Task details: Count lines with "script" in them. Report only the total.

Material provided:
>>>>>

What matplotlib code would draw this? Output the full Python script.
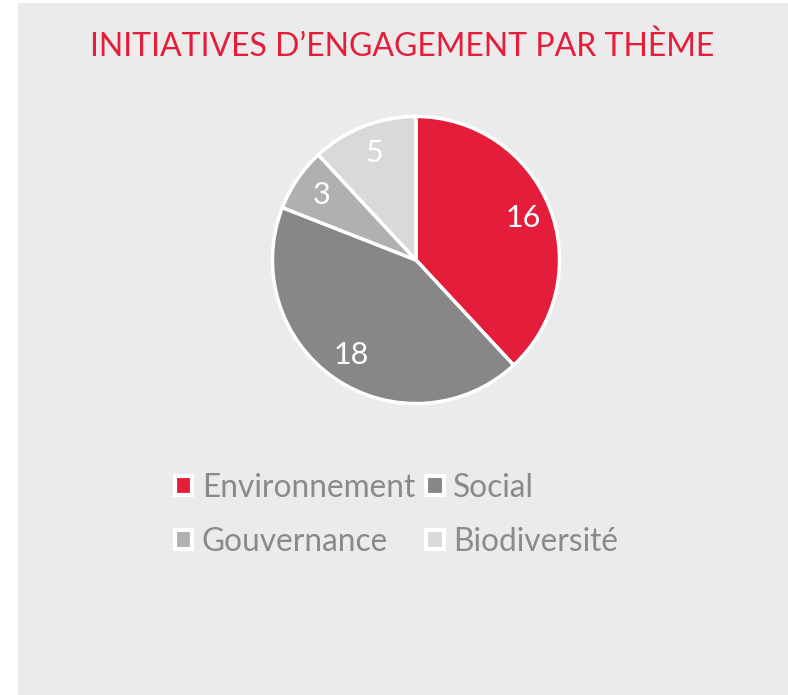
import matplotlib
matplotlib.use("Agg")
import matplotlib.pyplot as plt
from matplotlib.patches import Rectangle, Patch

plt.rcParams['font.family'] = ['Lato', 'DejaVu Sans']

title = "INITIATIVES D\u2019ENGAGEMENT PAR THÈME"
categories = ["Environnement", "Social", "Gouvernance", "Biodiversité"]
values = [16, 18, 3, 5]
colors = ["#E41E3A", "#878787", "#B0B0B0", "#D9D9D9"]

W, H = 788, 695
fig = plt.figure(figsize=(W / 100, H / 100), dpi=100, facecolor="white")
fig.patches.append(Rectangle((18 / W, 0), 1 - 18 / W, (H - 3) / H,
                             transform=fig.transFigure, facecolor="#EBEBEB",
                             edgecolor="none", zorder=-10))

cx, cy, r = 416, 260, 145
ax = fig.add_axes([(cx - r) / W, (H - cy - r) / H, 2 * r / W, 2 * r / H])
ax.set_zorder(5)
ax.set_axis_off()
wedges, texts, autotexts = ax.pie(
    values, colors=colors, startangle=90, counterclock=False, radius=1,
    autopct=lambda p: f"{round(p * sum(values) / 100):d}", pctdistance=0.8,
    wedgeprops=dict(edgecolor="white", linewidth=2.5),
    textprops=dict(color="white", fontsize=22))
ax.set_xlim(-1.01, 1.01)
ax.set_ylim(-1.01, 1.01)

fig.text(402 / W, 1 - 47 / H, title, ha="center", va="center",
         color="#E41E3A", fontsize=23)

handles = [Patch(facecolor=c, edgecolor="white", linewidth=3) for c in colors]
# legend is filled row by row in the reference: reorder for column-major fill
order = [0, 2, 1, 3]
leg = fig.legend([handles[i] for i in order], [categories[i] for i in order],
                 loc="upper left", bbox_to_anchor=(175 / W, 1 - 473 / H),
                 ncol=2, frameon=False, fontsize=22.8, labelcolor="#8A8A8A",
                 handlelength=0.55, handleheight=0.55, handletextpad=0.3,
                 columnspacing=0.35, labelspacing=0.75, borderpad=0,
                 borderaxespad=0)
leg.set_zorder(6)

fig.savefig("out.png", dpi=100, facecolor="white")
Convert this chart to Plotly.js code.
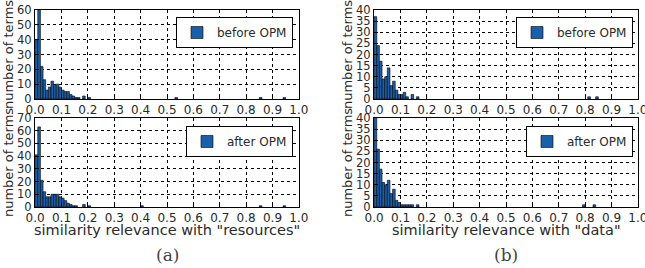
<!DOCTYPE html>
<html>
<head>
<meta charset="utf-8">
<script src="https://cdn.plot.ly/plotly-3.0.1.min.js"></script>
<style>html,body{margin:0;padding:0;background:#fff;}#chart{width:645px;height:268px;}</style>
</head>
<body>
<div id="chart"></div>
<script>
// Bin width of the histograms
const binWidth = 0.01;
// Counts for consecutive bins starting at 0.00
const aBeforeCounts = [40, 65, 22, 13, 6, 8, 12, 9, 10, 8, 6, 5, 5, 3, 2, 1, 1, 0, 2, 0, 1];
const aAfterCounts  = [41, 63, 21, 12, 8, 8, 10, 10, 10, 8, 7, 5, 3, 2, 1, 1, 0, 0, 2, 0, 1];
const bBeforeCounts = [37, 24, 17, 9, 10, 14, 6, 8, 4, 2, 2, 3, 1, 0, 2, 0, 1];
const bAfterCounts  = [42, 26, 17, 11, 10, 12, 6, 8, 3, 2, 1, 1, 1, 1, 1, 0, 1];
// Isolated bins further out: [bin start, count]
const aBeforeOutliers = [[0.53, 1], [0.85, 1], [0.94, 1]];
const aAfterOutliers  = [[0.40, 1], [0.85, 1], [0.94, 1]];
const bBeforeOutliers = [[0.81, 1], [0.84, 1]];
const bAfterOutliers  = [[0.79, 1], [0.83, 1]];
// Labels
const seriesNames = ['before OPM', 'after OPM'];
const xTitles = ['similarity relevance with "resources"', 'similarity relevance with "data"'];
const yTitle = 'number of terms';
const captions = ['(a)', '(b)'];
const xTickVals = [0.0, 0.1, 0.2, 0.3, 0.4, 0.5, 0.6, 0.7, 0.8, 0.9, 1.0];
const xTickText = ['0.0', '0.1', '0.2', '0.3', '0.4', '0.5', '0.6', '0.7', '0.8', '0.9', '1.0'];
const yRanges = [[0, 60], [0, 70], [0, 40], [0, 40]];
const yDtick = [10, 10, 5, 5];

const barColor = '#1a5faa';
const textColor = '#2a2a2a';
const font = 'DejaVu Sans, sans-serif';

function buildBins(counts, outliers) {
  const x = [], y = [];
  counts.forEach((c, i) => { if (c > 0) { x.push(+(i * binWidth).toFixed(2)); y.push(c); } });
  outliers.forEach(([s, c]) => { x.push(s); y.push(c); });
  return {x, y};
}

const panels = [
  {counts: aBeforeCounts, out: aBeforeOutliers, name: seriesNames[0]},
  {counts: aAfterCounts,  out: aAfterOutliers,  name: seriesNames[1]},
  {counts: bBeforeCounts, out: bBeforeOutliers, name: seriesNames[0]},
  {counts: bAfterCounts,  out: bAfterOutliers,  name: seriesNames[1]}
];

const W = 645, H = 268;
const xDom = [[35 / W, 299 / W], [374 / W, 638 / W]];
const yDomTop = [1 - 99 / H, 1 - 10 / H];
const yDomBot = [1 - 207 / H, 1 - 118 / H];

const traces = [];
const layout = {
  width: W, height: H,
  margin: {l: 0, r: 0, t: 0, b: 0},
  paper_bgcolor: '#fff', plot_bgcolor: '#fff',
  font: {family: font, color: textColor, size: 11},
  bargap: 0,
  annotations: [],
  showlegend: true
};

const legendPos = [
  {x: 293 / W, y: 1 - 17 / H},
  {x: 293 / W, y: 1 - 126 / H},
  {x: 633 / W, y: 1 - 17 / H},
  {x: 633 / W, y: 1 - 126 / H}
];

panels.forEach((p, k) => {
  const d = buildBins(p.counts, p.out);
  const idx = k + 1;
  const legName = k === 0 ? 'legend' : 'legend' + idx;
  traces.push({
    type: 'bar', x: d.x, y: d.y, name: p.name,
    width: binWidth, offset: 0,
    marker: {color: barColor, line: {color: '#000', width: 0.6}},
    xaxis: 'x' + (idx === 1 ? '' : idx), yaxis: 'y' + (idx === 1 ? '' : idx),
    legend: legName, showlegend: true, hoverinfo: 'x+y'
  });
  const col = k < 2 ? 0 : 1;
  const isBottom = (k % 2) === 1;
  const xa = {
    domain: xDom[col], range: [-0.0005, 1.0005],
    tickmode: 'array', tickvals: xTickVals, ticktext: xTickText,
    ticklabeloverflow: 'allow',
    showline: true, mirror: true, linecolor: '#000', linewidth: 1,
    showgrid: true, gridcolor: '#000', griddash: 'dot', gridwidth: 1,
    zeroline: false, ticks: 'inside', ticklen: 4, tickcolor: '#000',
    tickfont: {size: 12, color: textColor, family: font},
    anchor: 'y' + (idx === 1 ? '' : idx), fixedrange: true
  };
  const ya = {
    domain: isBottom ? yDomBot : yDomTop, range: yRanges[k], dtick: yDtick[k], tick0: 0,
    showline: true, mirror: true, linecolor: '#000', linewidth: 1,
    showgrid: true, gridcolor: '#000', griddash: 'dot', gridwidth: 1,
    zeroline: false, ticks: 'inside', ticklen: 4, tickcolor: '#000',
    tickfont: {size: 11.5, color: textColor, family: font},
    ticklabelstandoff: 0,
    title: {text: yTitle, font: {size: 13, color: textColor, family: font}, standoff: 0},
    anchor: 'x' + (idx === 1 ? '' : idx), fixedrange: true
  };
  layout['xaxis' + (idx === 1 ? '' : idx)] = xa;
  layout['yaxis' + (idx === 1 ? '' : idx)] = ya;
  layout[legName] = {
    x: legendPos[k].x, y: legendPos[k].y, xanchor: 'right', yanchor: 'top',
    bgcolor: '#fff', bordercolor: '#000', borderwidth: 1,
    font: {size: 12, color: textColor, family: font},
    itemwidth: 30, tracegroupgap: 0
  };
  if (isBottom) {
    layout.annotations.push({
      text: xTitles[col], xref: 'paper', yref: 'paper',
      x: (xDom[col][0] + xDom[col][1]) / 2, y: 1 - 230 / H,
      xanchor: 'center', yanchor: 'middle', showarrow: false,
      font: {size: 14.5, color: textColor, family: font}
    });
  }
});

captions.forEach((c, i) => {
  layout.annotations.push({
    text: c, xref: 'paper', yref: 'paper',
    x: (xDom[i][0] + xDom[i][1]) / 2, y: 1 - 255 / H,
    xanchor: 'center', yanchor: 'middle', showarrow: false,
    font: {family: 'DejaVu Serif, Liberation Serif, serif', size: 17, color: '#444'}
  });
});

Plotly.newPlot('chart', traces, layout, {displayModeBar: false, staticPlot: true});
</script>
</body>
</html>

<<<<<

Exercise response: 4